- EXERCISE MATERIALS:
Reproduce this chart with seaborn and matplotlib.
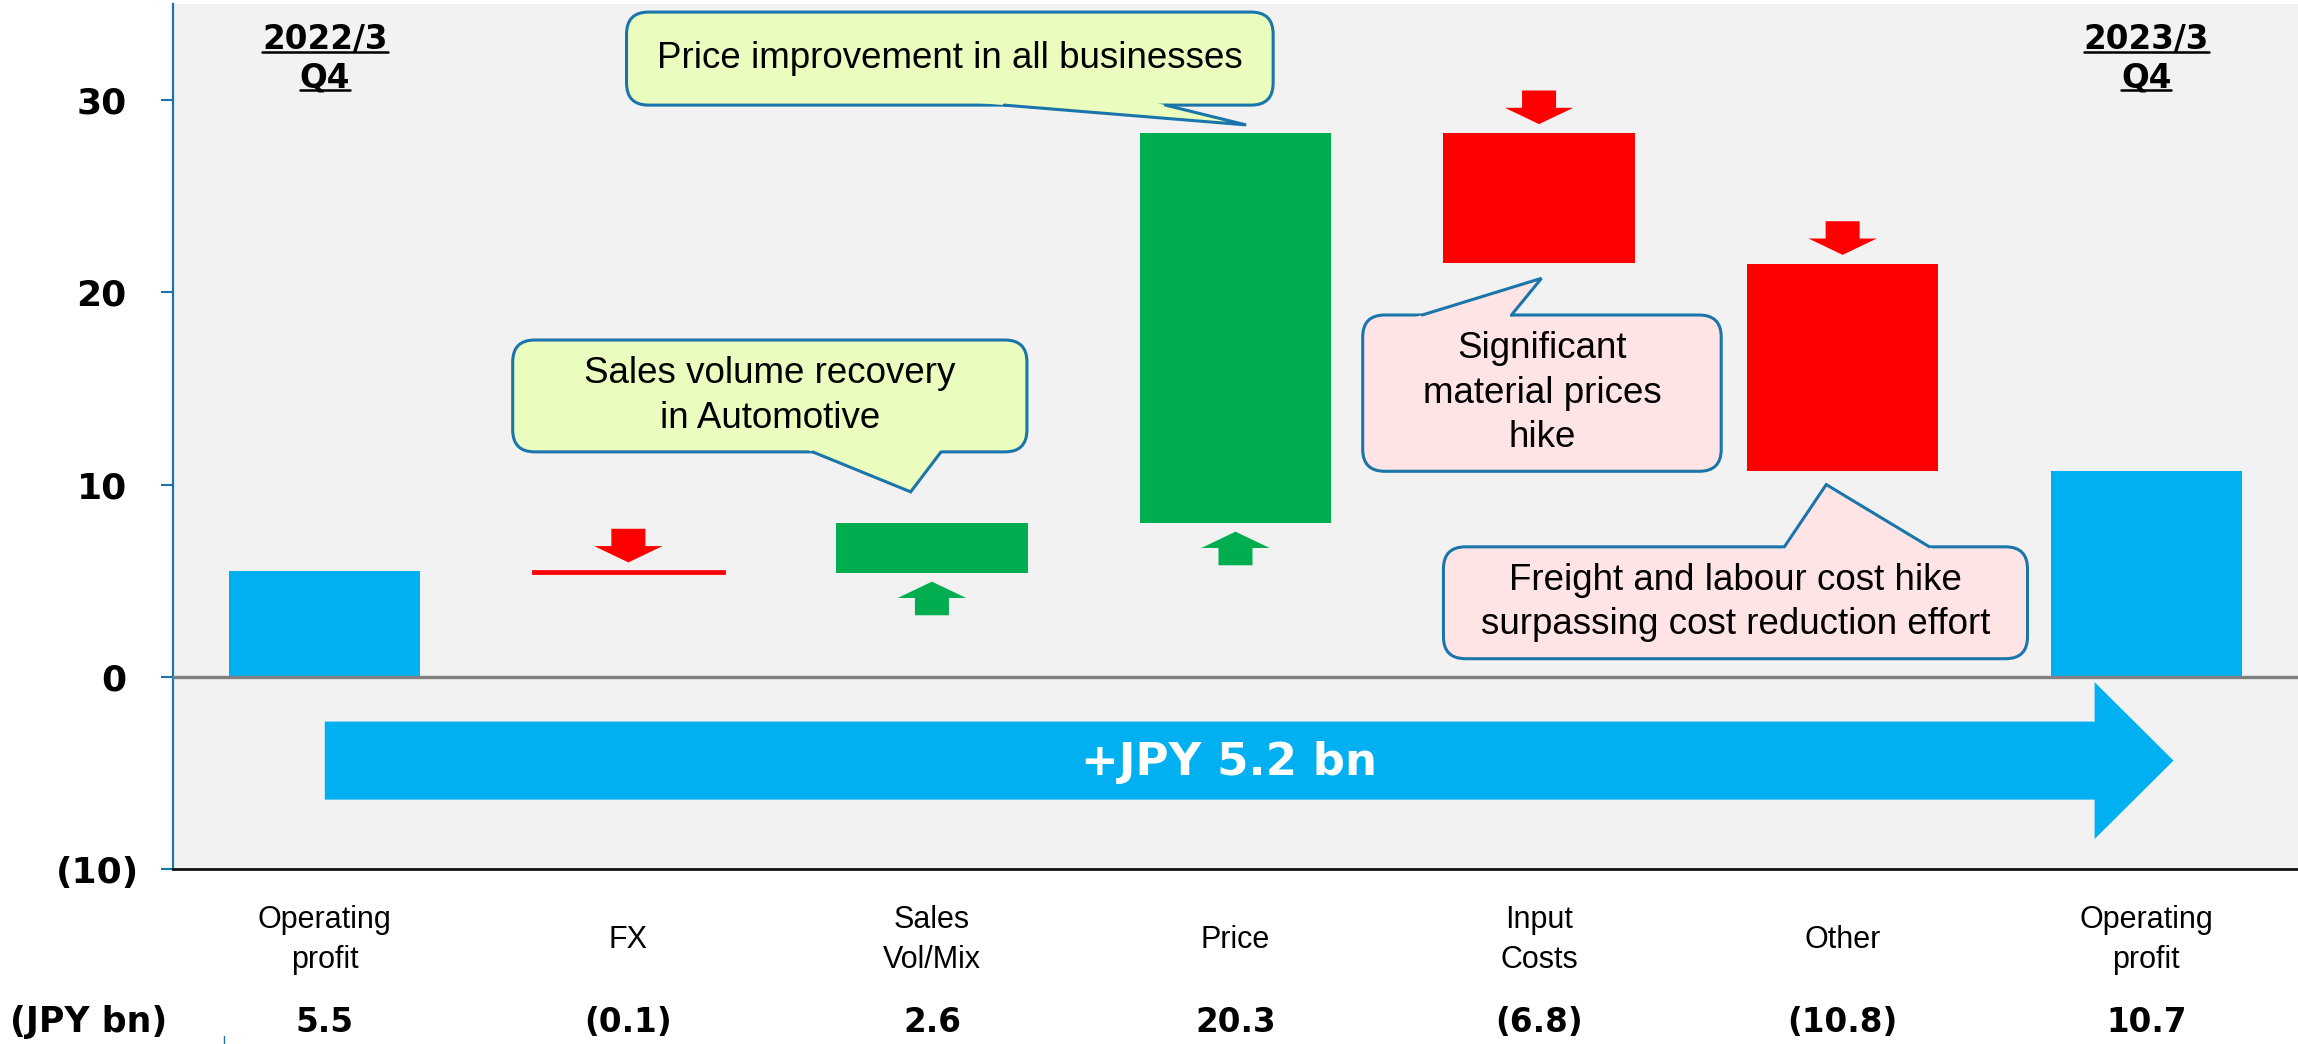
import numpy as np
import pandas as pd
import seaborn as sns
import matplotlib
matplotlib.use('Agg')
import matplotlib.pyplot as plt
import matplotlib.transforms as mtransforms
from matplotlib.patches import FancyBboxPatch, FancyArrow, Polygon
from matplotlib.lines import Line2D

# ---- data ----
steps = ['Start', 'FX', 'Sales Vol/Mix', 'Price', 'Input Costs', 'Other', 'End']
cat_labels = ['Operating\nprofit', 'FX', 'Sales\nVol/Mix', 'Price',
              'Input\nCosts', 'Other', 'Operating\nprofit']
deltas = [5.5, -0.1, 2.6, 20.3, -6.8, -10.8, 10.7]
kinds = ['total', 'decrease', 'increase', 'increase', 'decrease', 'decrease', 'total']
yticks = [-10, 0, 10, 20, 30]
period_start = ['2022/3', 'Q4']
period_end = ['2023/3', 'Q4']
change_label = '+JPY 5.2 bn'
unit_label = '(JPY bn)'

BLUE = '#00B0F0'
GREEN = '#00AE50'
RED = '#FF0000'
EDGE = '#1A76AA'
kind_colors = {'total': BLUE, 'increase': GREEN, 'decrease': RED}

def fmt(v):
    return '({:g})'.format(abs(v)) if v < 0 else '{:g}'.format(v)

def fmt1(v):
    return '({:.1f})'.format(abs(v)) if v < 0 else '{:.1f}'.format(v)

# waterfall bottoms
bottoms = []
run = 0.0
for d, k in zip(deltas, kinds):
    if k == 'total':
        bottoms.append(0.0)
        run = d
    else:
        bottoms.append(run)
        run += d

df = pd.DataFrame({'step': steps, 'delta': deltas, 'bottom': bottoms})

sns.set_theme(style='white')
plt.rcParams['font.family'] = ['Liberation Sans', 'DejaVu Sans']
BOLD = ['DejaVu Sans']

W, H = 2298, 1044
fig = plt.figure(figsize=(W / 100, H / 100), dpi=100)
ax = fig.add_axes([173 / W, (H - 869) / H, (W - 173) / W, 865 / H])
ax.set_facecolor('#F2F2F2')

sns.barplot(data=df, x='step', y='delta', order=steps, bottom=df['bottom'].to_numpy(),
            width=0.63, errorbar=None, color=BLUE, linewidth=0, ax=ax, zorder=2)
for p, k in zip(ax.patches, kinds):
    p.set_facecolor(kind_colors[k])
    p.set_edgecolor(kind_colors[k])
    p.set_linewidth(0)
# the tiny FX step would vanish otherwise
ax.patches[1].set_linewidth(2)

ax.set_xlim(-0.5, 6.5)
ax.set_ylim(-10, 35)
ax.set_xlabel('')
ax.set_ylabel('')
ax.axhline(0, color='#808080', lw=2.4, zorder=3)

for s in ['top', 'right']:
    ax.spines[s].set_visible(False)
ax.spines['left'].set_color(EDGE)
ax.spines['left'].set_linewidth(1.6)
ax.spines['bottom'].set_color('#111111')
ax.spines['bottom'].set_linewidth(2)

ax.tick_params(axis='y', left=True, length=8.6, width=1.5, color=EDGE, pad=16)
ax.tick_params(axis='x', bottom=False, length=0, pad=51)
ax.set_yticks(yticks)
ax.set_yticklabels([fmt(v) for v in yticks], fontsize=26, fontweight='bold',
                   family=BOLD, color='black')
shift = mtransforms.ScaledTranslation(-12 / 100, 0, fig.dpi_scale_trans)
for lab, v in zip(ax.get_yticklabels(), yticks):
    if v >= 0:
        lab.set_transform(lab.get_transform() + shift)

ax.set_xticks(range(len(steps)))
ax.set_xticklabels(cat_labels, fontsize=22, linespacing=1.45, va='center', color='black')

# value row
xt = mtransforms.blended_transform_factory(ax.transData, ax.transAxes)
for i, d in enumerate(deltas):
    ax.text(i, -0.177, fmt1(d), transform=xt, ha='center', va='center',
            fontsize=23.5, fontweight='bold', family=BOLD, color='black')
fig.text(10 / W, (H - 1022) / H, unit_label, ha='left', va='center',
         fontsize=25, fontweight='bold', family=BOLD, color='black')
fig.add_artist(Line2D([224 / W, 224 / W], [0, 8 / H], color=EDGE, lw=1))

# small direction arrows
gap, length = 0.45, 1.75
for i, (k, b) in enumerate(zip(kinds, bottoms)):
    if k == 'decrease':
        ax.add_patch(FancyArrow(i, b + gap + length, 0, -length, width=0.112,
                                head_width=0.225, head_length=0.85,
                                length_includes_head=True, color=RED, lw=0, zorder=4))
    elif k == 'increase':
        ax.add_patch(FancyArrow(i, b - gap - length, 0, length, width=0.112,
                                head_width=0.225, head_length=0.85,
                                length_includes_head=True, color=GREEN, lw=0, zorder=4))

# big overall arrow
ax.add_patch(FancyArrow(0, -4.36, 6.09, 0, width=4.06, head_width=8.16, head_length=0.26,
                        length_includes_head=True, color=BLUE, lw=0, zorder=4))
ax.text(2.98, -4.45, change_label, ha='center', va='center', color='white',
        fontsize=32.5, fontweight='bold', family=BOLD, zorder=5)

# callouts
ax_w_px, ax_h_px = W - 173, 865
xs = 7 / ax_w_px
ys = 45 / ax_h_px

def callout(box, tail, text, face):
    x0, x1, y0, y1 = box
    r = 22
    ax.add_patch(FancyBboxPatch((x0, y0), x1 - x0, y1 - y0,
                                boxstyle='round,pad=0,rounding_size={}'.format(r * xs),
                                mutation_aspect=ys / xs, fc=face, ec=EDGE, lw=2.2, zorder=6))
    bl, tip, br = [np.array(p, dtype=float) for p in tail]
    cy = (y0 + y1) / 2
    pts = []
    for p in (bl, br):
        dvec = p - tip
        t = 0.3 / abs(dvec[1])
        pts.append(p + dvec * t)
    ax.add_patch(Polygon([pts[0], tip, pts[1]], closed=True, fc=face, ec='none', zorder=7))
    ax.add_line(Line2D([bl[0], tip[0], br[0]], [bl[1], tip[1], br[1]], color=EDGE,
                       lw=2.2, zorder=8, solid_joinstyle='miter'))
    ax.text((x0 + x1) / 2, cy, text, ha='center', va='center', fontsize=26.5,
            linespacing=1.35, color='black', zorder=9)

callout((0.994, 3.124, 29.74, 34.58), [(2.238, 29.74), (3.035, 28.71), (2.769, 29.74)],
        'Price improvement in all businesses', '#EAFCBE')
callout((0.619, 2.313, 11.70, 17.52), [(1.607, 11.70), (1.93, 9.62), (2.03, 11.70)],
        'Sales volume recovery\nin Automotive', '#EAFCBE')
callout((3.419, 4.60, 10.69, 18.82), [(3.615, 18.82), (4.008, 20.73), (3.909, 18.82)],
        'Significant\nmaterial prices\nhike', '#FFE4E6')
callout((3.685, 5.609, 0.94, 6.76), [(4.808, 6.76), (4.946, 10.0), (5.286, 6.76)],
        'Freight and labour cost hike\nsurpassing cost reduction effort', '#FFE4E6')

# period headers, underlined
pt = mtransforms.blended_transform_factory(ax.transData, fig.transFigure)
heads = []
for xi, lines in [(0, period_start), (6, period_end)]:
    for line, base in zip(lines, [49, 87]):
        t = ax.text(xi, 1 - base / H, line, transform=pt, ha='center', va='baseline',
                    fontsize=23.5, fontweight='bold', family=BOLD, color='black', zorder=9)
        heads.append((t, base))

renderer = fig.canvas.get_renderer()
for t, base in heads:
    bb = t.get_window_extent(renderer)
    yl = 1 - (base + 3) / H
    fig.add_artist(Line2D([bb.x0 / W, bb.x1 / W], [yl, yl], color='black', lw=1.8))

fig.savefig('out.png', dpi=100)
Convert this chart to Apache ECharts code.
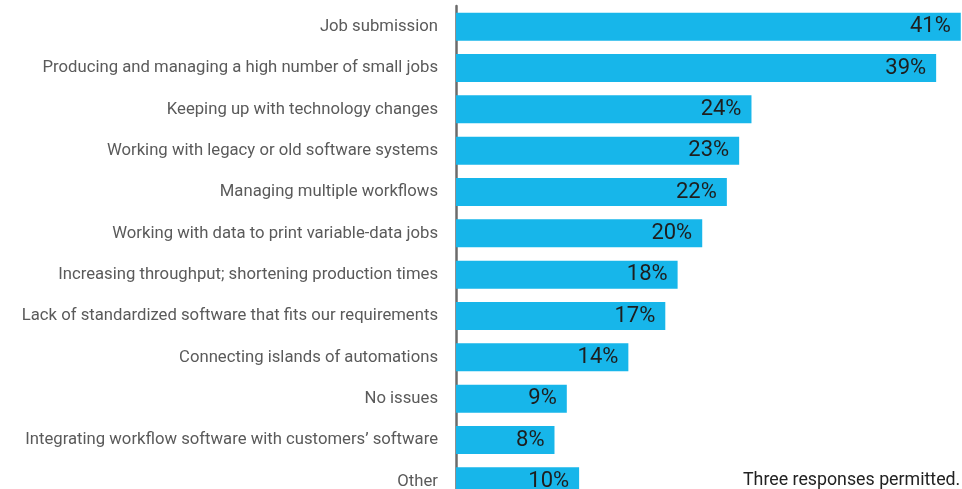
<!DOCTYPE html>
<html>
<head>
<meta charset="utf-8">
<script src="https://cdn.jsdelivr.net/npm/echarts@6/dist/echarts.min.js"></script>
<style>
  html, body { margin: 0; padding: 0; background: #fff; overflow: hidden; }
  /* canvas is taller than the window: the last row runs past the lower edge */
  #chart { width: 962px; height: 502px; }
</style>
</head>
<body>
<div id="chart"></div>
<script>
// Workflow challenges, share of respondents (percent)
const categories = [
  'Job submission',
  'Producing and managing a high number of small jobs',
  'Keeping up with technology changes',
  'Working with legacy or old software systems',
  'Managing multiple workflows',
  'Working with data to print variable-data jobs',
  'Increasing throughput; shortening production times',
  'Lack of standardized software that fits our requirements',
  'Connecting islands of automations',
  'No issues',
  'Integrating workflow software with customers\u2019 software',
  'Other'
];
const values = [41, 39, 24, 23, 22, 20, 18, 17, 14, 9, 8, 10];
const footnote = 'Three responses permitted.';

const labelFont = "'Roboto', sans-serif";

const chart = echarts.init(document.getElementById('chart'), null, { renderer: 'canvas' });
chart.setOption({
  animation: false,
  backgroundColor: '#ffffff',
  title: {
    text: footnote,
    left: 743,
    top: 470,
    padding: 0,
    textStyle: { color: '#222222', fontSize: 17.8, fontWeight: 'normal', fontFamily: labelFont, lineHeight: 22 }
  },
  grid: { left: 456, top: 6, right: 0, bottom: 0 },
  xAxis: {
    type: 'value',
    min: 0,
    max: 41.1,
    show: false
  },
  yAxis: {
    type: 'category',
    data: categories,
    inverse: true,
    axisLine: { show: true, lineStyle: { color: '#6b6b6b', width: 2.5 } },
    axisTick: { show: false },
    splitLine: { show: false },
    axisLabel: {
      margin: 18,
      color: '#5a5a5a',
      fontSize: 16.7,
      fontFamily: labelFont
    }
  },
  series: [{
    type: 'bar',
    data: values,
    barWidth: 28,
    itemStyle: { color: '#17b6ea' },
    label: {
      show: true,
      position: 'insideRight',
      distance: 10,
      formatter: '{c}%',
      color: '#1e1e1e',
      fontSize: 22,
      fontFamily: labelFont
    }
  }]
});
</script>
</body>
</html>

- REQUIRED WORK:
Return each line of the listing that holds the string "seaborn".

- OUTPUT:
Reproduce this chart with seaborn and matplotlib.
import seaborn as sns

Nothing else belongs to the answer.